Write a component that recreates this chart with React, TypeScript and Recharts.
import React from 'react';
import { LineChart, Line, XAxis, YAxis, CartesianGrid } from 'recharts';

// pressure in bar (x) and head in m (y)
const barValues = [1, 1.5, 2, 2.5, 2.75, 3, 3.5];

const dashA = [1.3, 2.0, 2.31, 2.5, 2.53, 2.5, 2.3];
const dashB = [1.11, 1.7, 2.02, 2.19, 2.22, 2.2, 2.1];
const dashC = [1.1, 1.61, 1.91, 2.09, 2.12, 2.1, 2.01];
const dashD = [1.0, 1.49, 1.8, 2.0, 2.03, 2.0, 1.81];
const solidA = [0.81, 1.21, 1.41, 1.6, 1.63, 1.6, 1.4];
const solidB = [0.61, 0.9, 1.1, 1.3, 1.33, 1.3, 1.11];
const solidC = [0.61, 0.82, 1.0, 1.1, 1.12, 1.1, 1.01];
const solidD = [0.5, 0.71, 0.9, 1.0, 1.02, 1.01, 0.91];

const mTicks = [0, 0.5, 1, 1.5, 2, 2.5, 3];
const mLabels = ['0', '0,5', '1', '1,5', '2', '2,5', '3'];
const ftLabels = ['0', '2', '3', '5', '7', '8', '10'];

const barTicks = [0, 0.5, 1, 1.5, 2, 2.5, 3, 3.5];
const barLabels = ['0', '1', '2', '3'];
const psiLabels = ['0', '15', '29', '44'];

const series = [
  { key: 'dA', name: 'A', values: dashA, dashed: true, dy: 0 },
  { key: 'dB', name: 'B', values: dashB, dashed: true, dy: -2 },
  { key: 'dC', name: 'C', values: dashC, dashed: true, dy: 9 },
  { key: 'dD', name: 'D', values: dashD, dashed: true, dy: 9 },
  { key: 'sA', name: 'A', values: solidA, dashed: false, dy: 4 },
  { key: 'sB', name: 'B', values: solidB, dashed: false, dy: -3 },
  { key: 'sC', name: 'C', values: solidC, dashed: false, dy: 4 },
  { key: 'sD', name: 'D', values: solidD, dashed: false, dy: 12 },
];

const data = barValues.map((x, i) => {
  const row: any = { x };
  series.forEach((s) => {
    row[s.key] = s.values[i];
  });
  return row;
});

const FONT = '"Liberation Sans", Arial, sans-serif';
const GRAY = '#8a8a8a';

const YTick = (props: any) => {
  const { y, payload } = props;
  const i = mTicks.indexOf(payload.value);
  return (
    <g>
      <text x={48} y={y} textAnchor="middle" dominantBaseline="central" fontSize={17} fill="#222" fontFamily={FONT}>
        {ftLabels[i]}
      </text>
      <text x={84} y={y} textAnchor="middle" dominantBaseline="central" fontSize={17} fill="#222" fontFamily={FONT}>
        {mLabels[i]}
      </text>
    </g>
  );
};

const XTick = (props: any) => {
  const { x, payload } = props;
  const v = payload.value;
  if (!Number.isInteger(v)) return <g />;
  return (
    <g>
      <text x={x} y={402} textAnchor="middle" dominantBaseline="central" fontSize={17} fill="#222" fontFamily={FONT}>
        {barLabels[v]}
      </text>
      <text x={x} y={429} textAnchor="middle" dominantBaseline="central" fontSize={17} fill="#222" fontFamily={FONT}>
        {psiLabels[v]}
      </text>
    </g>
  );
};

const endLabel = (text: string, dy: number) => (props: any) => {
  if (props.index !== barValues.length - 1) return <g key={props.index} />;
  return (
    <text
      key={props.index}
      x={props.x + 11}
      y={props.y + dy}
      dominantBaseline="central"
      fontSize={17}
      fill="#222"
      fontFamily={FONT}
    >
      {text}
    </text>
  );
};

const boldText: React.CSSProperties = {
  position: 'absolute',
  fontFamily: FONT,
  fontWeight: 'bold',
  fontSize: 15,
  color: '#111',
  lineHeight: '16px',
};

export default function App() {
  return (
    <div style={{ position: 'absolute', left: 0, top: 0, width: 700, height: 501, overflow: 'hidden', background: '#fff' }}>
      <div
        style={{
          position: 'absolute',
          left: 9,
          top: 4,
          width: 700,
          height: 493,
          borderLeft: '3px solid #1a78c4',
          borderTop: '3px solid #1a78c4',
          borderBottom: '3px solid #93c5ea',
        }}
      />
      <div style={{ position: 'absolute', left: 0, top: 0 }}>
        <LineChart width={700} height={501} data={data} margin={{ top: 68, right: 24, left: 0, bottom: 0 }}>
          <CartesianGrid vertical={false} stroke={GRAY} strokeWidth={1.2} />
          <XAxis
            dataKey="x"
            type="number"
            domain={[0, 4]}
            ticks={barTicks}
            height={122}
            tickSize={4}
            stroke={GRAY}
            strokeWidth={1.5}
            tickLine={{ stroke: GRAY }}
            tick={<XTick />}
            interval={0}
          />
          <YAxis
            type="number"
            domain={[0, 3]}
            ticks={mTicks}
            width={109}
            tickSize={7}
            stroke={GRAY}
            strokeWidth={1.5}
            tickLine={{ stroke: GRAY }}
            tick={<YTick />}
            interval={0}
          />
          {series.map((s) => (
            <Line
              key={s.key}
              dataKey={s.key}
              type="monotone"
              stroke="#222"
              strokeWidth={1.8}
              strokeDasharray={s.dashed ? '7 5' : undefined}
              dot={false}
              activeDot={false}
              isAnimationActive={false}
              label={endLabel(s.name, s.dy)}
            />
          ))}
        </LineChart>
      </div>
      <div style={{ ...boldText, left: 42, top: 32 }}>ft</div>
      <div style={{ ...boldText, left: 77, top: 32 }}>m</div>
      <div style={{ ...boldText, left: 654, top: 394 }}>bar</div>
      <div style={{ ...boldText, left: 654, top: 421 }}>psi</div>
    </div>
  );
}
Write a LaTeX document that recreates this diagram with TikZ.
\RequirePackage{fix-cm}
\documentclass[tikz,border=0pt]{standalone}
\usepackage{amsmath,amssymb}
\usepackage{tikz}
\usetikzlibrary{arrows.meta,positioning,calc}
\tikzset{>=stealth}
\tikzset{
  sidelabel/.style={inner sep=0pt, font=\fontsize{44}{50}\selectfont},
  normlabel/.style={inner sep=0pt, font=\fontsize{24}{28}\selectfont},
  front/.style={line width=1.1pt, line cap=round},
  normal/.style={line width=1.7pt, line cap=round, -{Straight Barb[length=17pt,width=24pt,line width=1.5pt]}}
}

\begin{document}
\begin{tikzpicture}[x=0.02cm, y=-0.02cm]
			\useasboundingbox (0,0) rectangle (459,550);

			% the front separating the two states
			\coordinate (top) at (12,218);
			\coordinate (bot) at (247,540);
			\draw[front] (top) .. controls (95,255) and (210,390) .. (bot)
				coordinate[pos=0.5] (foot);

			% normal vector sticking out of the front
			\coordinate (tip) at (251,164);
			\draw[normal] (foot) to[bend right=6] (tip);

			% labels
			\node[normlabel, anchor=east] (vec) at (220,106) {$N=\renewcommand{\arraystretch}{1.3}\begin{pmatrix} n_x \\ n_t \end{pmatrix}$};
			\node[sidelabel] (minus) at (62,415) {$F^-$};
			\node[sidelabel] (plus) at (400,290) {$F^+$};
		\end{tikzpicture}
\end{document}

══════════════════════════════

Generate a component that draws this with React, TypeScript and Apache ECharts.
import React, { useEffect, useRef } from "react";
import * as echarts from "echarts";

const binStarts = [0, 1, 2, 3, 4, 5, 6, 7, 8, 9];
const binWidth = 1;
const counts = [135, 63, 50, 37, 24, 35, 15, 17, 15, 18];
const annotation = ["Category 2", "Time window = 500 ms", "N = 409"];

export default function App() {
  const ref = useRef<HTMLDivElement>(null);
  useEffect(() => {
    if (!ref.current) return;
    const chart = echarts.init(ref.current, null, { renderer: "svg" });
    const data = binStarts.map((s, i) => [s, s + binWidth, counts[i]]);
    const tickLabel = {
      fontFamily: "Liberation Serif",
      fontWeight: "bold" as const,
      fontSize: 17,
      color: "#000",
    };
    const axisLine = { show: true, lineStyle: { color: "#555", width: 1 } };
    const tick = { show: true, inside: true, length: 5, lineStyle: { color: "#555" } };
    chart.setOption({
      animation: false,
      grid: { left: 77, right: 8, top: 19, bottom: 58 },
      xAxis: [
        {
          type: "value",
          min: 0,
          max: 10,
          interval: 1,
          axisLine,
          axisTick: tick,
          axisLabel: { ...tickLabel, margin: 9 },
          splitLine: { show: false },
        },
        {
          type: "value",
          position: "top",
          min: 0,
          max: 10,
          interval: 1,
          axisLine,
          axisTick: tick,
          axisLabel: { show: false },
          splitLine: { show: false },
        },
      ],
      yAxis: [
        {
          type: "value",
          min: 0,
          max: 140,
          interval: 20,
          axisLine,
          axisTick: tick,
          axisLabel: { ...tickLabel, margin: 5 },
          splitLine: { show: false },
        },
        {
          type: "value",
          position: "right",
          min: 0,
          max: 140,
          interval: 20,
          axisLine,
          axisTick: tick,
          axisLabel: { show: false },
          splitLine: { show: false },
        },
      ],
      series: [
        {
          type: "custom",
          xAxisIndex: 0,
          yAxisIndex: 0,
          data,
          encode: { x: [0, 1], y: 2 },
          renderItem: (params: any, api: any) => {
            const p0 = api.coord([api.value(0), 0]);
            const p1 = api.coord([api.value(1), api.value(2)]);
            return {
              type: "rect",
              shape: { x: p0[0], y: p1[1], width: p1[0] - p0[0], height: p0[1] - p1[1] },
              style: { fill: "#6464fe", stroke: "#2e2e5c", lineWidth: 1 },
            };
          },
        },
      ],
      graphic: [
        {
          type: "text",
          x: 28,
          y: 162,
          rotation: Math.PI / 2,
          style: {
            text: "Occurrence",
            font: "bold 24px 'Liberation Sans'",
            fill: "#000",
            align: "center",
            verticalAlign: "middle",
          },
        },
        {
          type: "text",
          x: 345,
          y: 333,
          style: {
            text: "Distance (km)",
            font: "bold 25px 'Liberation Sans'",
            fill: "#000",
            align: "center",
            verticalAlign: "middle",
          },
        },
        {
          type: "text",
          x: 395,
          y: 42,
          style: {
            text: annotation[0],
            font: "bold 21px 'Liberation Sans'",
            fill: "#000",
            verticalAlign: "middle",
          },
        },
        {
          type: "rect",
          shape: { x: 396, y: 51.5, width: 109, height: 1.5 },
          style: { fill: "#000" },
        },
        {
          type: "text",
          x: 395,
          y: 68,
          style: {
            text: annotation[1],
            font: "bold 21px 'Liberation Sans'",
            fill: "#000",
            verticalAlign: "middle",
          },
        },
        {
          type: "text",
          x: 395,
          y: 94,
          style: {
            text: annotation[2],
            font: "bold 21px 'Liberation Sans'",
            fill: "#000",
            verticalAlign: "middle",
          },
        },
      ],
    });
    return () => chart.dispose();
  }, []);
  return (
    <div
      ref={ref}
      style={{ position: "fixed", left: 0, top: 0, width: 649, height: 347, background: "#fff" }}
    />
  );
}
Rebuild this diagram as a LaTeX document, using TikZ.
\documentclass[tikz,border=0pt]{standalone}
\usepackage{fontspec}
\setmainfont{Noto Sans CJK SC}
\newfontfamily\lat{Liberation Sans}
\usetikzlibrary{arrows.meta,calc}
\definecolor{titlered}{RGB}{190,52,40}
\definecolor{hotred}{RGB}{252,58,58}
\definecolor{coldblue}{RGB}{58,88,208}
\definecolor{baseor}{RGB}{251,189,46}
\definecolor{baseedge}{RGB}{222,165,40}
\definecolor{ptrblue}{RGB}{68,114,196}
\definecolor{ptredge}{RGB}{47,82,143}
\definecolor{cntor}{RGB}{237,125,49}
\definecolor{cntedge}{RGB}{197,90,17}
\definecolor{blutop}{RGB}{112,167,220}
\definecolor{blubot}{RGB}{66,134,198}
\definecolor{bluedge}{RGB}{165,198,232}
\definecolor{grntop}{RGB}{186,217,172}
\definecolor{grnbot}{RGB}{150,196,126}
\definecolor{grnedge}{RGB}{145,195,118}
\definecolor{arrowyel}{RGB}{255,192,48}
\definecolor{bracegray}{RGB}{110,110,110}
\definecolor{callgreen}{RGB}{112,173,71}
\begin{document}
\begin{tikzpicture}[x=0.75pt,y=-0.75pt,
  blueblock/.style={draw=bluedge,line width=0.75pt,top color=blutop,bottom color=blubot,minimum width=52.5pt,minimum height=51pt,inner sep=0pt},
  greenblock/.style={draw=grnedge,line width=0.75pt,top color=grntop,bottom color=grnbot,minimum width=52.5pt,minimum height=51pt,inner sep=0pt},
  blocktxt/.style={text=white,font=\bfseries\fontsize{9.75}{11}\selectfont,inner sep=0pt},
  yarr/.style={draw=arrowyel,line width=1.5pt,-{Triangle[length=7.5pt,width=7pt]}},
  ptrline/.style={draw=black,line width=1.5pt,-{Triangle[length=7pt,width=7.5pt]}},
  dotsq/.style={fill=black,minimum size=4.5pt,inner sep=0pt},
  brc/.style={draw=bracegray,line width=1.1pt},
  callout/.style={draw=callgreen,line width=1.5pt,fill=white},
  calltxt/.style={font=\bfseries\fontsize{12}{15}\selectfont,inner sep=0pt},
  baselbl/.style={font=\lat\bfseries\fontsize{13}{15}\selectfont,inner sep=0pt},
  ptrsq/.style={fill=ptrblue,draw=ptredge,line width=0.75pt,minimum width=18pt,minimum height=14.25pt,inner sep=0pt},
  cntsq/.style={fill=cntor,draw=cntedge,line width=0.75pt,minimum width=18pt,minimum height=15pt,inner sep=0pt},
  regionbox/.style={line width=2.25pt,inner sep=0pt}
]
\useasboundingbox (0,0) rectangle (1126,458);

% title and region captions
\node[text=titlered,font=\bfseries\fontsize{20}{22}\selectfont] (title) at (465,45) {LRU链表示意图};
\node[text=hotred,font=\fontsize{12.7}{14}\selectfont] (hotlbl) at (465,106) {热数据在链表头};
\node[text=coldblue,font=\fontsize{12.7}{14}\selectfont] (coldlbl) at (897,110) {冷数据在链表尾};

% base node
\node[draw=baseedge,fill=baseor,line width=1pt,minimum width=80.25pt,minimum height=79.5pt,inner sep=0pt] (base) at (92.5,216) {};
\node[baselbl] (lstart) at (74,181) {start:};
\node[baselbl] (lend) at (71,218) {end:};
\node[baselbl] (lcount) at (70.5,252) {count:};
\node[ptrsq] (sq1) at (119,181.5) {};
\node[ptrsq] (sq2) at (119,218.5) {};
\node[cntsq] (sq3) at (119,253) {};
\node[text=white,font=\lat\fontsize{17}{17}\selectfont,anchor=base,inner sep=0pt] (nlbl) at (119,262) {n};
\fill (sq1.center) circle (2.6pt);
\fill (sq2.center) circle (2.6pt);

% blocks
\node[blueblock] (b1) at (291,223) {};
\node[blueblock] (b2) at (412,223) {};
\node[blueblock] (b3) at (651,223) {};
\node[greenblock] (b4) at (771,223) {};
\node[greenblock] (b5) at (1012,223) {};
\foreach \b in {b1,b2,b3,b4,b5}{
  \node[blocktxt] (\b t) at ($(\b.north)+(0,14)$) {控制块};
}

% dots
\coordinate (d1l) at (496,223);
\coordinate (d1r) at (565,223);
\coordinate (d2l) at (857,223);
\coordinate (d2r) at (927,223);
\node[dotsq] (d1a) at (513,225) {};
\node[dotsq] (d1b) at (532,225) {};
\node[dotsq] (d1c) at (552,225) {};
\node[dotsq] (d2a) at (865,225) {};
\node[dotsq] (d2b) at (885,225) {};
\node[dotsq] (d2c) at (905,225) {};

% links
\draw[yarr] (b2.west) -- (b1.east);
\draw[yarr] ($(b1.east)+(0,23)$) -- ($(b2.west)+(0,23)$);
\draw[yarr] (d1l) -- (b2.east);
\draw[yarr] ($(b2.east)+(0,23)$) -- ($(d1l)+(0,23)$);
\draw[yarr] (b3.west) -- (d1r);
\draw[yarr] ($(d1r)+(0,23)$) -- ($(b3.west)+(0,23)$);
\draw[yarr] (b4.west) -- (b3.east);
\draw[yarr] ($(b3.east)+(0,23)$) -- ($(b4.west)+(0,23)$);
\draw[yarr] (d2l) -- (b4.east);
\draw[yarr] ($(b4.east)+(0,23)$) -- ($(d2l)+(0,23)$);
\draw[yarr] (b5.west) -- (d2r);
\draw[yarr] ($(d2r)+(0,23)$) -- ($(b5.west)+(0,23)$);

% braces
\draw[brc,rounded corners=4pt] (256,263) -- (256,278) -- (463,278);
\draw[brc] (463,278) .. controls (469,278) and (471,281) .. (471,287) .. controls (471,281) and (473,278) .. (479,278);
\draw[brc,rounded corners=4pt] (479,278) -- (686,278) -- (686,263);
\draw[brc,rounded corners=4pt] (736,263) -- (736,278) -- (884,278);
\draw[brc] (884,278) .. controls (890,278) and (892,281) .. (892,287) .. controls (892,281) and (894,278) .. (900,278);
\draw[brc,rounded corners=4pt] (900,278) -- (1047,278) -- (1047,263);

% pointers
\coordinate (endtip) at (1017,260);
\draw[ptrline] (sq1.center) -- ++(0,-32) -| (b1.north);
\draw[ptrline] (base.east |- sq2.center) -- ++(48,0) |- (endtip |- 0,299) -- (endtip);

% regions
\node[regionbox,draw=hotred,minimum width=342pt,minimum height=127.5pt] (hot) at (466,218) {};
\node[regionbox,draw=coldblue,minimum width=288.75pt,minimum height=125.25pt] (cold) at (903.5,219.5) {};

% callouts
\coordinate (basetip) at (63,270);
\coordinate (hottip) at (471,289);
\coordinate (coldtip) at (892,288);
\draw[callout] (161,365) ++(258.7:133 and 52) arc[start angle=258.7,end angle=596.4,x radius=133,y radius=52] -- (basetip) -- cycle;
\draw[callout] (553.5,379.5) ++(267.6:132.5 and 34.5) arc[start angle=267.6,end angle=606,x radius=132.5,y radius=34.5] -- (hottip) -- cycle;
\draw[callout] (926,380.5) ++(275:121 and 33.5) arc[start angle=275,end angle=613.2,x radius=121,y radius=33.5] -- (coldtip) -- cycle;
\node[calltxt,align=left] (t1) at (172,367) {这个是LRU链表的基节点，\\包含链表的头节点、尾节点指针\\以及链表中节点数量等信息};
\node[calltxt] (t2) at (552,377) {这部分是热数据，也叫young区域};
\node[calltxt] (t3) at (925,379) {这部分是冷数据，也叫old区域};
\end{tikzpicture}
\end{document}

══════════════════════════════

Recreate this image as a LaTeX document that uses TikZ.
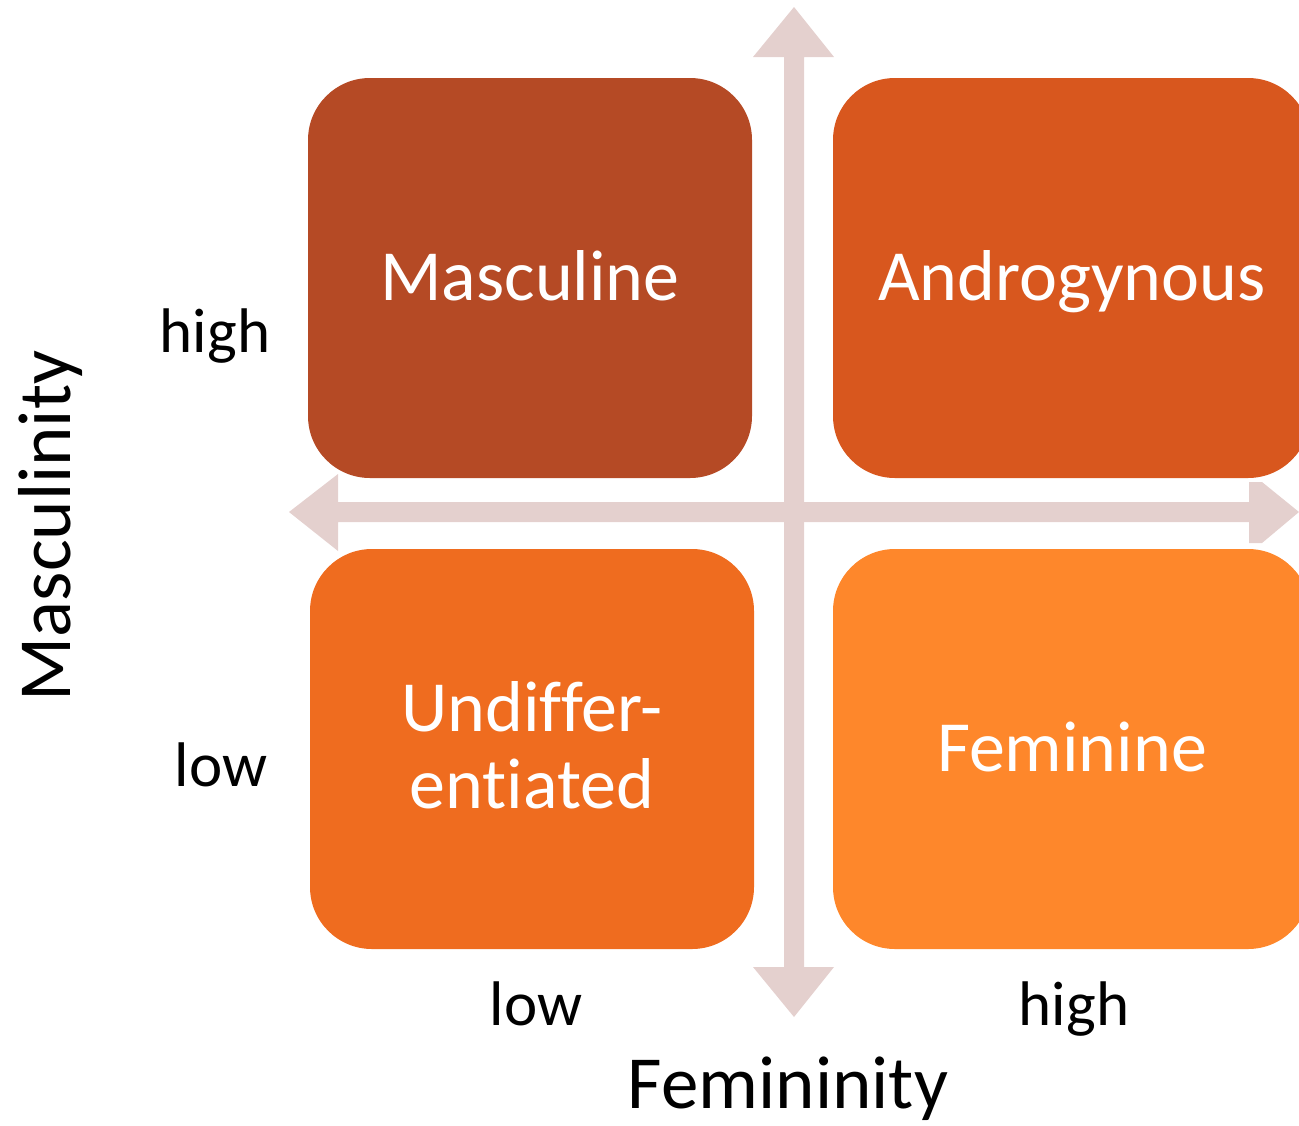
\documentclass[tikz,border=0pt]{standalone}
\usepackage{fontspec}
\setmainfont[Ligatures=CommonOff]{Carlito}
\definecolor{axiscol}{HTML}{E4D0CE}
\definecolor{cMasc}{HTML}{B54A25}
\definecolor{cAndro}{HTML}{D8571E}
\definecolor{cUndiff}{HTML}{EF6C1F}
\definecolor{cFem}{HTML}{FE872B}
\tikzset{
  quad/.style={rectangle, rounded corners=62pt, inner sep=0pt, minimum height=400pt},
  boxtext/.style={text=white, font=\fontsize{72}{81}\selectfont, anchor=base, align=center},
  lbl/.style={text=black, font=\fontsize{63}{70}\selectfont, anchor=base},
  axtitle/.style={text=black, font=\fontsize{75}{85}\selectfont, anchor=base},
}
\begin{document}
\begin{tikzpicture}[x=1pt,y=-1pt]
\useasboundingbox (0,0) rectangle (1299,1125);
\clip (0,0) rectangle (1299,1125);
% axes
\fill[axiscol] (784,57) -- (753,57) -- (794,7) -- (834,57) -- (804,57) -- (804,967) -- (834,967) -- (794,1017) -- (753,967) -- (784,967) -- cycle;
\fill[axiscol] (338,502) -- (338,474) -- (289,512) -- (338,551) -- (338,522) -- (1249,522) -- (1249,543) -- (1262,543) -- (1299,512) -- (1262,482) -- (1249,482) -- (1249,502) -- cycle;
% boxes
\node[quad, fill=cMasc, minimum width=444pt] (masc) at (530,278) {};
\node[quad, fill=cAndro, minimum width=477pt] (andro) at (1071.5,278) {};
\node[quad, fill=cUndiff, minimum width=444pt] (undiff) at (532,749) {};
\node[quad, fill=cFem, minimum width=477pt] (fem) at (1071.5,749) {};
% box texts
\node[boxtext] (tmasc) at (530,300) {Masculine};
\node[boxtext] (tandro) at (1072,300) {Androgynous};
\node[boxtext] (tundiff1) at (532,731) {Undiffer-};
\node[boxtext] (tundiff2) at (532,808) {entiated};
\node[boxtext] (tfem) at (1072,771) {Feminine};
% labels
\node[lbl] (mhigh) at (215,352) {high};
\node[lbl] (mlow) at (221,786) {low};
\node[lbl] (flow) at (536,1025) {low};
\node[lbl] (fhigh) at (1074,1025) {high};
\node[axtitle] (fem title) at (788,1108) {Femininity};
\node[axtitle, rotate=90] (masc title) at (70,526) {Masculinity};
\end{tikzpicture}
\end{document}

══════════════════════════════

» **The task**: What do the lines above say from the one containing "Write a component" down to the one containing "const barValues = [1, 1.5, 2, 2.5, 2.75, 3, 3.5];"? Return them exactly, both end lines included, and only them.

» **Result**:
Write a component that recreates this chart with React, TypeScript and Recharts.
import React from 'react';
import { LineChart, Line, XAxis, YAxis, CartesianGrid } from 'recharts';

// pressure in bar (x) and head in m (y)
const barValues = [1, 1.5, 2, 2.5, 2.75, 3, 3.5];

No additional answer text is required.